There's something about it that I don't get. I mean, I really, really like the music. I also really like the singer's voice and he can obviously sing. But .... there's just something to me about how the two go (or don't go) together. It's like there's two different songs going on at the same time and I keep waiting for one to resolve itself to the other and it never happens.

Now I realize that these guys are obviously very accomplished musicians, so this "discordance" is something that they're doing on purpose. 

Personally, I don't like it. And it's a shame because I just loved the music, the production, the harmonies, the timing - all of it. I would love to take any one of those tunes and write a vocal melody and have their singer sing it. 

But then that obviously wouldn't be the "thing" that they're striving for.

It's also possible that I'm finally getting old too ...


----------



## al3d (Oct 3, 2007)

allthumbs56 said:


> OK ..... I'll bite.
> 
> There's something about it that I don't get. I mean, I really, really like the music. I also really like the singer's voice and he can obviously sing. But .... there's just something to me about how the two go (or don't go) together. It's like there's two different songs going on at the same time and I keep waiting for one to resolve itself to the other and it never happens.
> 
> ...


Are you talking about ALL songs?...just to understand you correctly. are you saying the singing and the music don't go togheter?


----------



## allthumbs56 (Jul 24, 2006)

al3d said:


> Are you talking about ALL songs?...just to understand you correctly. are you saying the singing and the music don't go togheter?


Didn't mean to offend but as I said, I found that the vocal melody TO ME didn't work with the melody of the accompaniment - the word "discordant" still comes to mind. I listened to maybe 4 or 6 tunes and they all seemed to have that common thread.
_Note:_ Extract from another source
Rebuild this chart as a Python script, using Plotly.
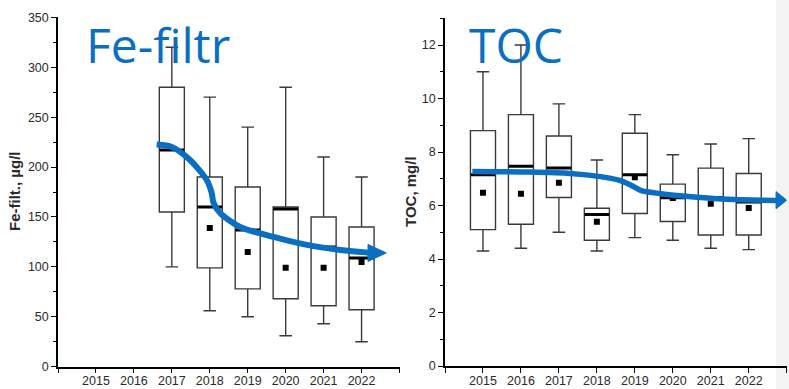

It's cool though - there's lots of music I enjoy and lots that I "don't get".


----------



## al3d (Oct 3, 2007)

allthumbs56 said:


> Didn't mean to offend but as I said, I found that the vocal melody TO ME didn't work with the melody of the accompaniment - the word "discordant" still comes to mind. I listened to maybe 4 or 6 tunes and they all seemed to have that common thread.
> 
> It's cool though - there's lots of music I enjoy and lots that I "don't get".


hey..not taking offence man..i'm realy glad to finaly get someone to say something...over 40 people read the thread but no one will bother giving their opinion.

THanks man


----------



## Lemmy Hangslong (May 11, 2006)

I get what allthumbs56 is saying... I can hear that these guys are trying to do something "different" kudos to them for that. 

LIES is a pretty cool song... nice hook... cool production... there are places where the choices made vocally are week and it brought the song down a bit but still I like it... it's not like this is the only band thats not perfect... LOL

Teaser and Night and Day are pretty cool songs... Say Goodbye too!

These guys have a pretty cool "sound" overal... the songs I heard had enough variety to keep it interesting.

If anything the vocals are performed well but stylistically are not the "best match"... thats probably the fair way of putting it. Not natural sounding... forced and not necassarily the best placement of accents and dynamics.
These vocals remind me of some canadian artist I just can't put my finger on at the moment... from the 80's. 

Hey but then again this is far better than anything I could come up with so what the $u%k do I know right... LOL


----------